Facebook admits bug shared 6 mn users' contact details
San Francisco: Phone numbers and email addresses belonging to some 6 million Facebook users have been improperly shared due to a software bug, the social network has said.
But no financial or other information was revealed to others, and there was "no evidence that this bug has been exploited maliciously," Facebook said yesterday in a security note, adding it was "upset and embarrassed" by the glitch.
Affected users were being notified by email, it said, while stressing that the practical impact was likely to be "minimal," partly because improper data sharing would only have occurred between users who already had some connection.
"We take people's privacy seriously, and we strive to protect people's information to the very best of our ability," it said, but added: "Even with a strong team, no company can ensure 100 percent prevention of bugs."
In this case, the bug "may have allowed some of a person's contact information (email or phone number) to be accessed by people who either had some contact information about that person or some connection to them."
The unwarranted sharing would have occurred when a Facebook user went to download an archive of their Facebook account through the social network's Download Your Information (DYI) tool, it said.

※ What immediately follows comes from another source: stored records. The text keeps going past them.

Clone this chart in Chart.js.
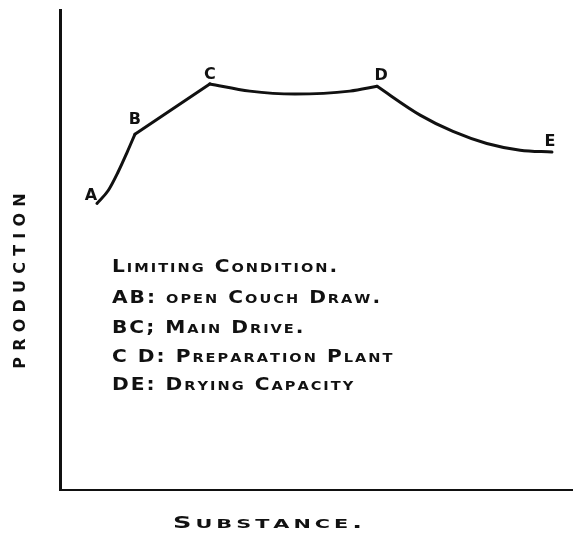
<!DOCTYPE html>
<html>
<head>
<meta charset="utf-8">
<script src="https://cdn.jsdelivr.net/npm/chart.js@4.4.1/dist/chart.umd.min.js"></script>
<style>
  body { margin: 0; background: #fff; }
  #wrap { width: 573px; height: 534px; }
</style>
</head>
<body>
<div id="wrap"><canvas id="myChart"></canvas></div>
<script>
// curve segments (substance vs production, arbitrary units 0-100)
let abX = [7.2, 9.4, 11.3, 13.1, 14.6];
let abY = [59.7, 62.4, 66.2, 70.4, 74.1];
let bcX = [14.6, 29.2];
let bcY = [74.1, 84.6];
let cdX = [29.2, 37.0, 45.8, 56.5, 61.8];
let cdY = [84.6, 83.1, 82.5, 83.1, 84.1];
let deX = [61.8, 70.2, 76.6, 83.2, 89.7, 95.9];
let deY = [84.1, 78.1, 74.7, 72.2, 70.8, 70.4];

let pointNames = ["A", "B", "C", "D", "E"];
let pointX = [abX[0], bcX[0], cdX[0], deX[0], deX[deX.length - 1]];
let pointY = [abY[0], bcY[0], cdY[0], deY[0], deY[deY.length - 1]];

// legend text, lowercase letters get drawn as small capitals
let notes = [
    "Limiting Condition.",
    "AB: open Couch Draw.",
    "BC; Main Drive.",
    "C D: Preparation Plant",
    "DE: Drying Capacity"
];
let xTitle = "Substance.";
let yTitle = "PRODUCTION";

function pts(xs, ys) {
    return xs.map((x, i) => ({ x: x, y: ys[i] }));
}

function segment(xs, ys, curved) {
    return {
        data: pts(xs, ys),
        showLine: true,
        borderColor: "#111",
        borderWidth: 3,
        borderCapStyle: "round",
        borderJoinStyle: "round",
        pointRadius: 0,
        cubicInterpolationMode: curved ? "monotone" : "default",
        tension: 0
    };
}

// small caps: capitals large, lowercase drawn as smaller capitals,
// each glyph stretched sideways a bit
function capsWidth(ctx, text, big, small, gap, stretch) {
    let w = 0;
    for (let ch of text) {
        let lower = ch !== ch.toUpperCase();
        ctx.font = "bold " + (lower ? small : big) + "px 'DejaVu Sans'";
        w += ctx.measureText(ch.toUpperCase()).width * stretch + gap;
    }
    return w - gap;
}

function drawCaps(ctx, text, x, y, big, small, gap, stretch) {
    for (let ch of text) {
        let lower = ch !== ch.toUpperCase();
        ctx.font = "bold " + (lower ? small : big) + "px 'DejaVu Sans'";
        let c = ch.toUpperCase();
        ctx.save();
        ctx.translate(x, y);
        ctx.scale(stretch, 1);
        ctx.fillText(c, 0, 0);
        ctx.restore();
        x += ctx.measureText(c).width * stretch + gap;
    }
}

let labelPlugin = {
    id: "labels",
    afterDraw(chart) {
        let ctx = chart.ctx;
        let xs = chart.scales.x, ys = chart.scales.y;
        ctx.save();
        ctx.fillStyle = "#111";

        // letters at the corners of the curve
        let offs = [[-6, -8], [0, -14], [0, -9], [4, -10], [-2, -10]];
        ctx.textAlign = "center";
        ctx.textBaseline = "middle";
        ctx.font = "bold 16px 'DejaVu Sans'";
        pointNames.forEach((n, i) => {
            ctx.fillText(n, xs.getPixelForValue(pointX[i]) + offs[i][0], ys.getPixelForValue(pointY[i]) + offs[i][1]);
        });

        ctx.textAlign = "left";
        ctx.textBaseline = "alphabetic";

        // limiting condition notes
        let lineY = [272, 303, 333, 362, 390];
        notes.forEach((t, i) => {
            drawCaps(ctx, t, 112, lineY[i], 18, 13, 2, 1.12);
        });

        // axis titles
        drawCaps(ctx, xTitle, 173, 528, 16, 13, 4, 1.6);

        ctx.translate(25, 281);
        ctx.rotate(-Math.PI / 2);
        let w = capsWidth(ctx, yTitle, 16, 16, 6.2, 1);
        drawCaps(ctx, yTitle, -w / 2, 0, 16, 16, 6.2, 1);
        ctx.restore();
    }
};

let ctx = document.getElementById("myChart").getContext("2d");

let myChart = new Chart(ctx, {
    type: "scatter",
    data: {
        datasets: [
            segment(abX, abY, true),
            segment(bcX, bcY, false),
            segment(cdX, cdY, true),
            segment(deX, deY, true)
        ]
    },
    options: {
        responsive: true,
        maintainAspectRatio: false,
        animation: false,
        layout: { padding: { left: 52, top: 10, right: 0, bottom: 36 } },
        plugins: {
            legend: { display: false },
            tooltip: { enabled: false }
        },
        scales: {
            x: {
                min: 0, max: 100,
                grid: { display: false },
                ticks: { display: false },
                border: { display: true, color: "#111", width: 2 }
            },
            y: {
                min: 0, max: 100,
                grid: { display: false },
                ticks: { display: false },
                border: { display: true, color: "#111", width: 3 }
            }
        }
    },
    plugins: [labelPlugin]
});
</script>
</body>
</html>
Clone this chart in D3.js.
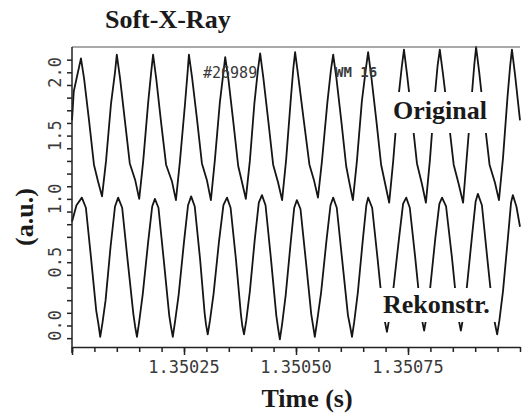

"They may have been provided with additional email addresses or telephone numbers for their contacts or people with whom they have some connection," according to the security note.
It continued: "We've concluded that approximately 6 million Facebook users had email addresses or telephone numbers shared."
"We currently have no evidence that this bug has been exploited maliciously, and we have not received complaints from users or seen anomalous behaviour on the tool or site to suggest wrongdoing."
"Although the practical impact of this bug is likely to be minimal since any email address or phone number that was shared was shared with people who already had some of that contact information anyway, or who had some connection to one another, it's still something we're upset and embarrassed by."